The integration scheme is designed to be compatible with both forward modelling and the calculation of derivatives required for retrieval applications.

Radiance integration along a ray path. Emission contributions from individual path segments are partly absorbed along the atmospheric path between the segment and the observer. Source: Baumeister and Hoffmann (2022), Fig. 1.
Multiple absorbers and continua
JURASSIC supports multiple molecular absorbers and includes continuum absorption and emission processes for selected gases. The total emissivity is constructed from the individual gas contributions under a continuum approximation, which neglects higher-order spectral correlation terms between different species.

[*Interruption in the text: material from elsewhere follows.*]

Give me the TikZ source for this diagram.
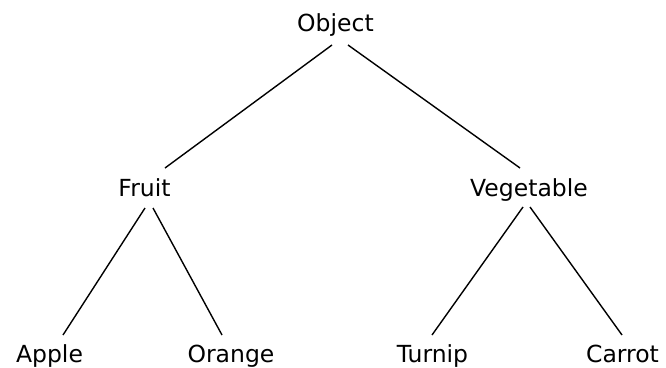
\documentclass[tikz,border=0pt]{standalone}
\usepackage{fontspec}
\setmainfont{DejaVu Sans}
\begin{document}
\begin{tikzpicture}[x=1pt,y=-1pt,
  lbl/.style={anchor=base,inner sep=0pt,font=\fontsize{23.5}{26}\selectfont},
  edge/.style={line width=1.4pt,black}]
\useasboundingbox (0,0) rectangle (666,367);
\node[lbl] (obj) at (335.5,31) {Object};
\node[lbl] (fruit) at (144.5,196) {Fruit};
\node[lbl] (veg) at (529,196.5) {Vegetable};
\node[lbl] (apple) at (49.5,362) {Apple};
\node[lbl] (orange) at (231,362) {Orange};
\node[lbl] (turnip) at (432.5,362) {Turnip};
\node[lbl] (carrot) at (622.5,362) {Carrot};
\draw[edge] ([shift={(-3.5,14)}]obj.base) -- ([shift={(20.5,-28)}]fruit.base);
\draw[edge] ([shift={(12.5,14)}]obj.base) -- ([shift={(-9,-28.5)}]veg.base);
\draw[edge] ([shift={(0.5,12)}]fruit.base) -- ([shift={(13.5,-27)}]apple.base);
\draw[edge] ([shift={(8.5,12)}]fruit.base) -- ([shift={(-9,-27)}]orange.base);
\draw[edge] ([shift={(-6,10.5)}]veg.base) -- ([shift={(-0.5,-27)}]turnip.base);
\draw[edge] ([shift={(1,10.5)}]veg.base) -- ([shift={(-0.5,-27)}]carrot.base);
\end{tikzpicture}
\end{document}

This approximation is accurate for many broadband and moderate-resolution applications but represents a known limitation for very narrow spectral channels or strongly overlapping absorption features.
Relation to retrieval calculations
The radiative transfer formulation described above forms the basis for both forward simulations and inverse modelling in JURASSIC. Retrievals use the same forward model to compute simulated radiances, while sensitivities with respect to atmospheric state variables are evaluated by finite differencing rather than by analytic Jacobians.
Using the same forward-model implementation for the unperturbed and perturbed calculations keeps the Jacobians consistent with the radiance calculation used in optimal estimation retrievals.
Summary
JURASSIC combines physically sound radiative transfer theory with carefully chosen approximations to achieve high computational performance. By using curved ray tracing, emissivity lookup tables, and the emissivity growth approximation, the model enables fast and accurate infrared simulations suitable for large-scale atmospheric remote sensing and retrieval applications.
For a comprehensive and formal derivation of the algorithms, users are referred to Baumeister and Hoffmann (2022) and the references listed in the References section.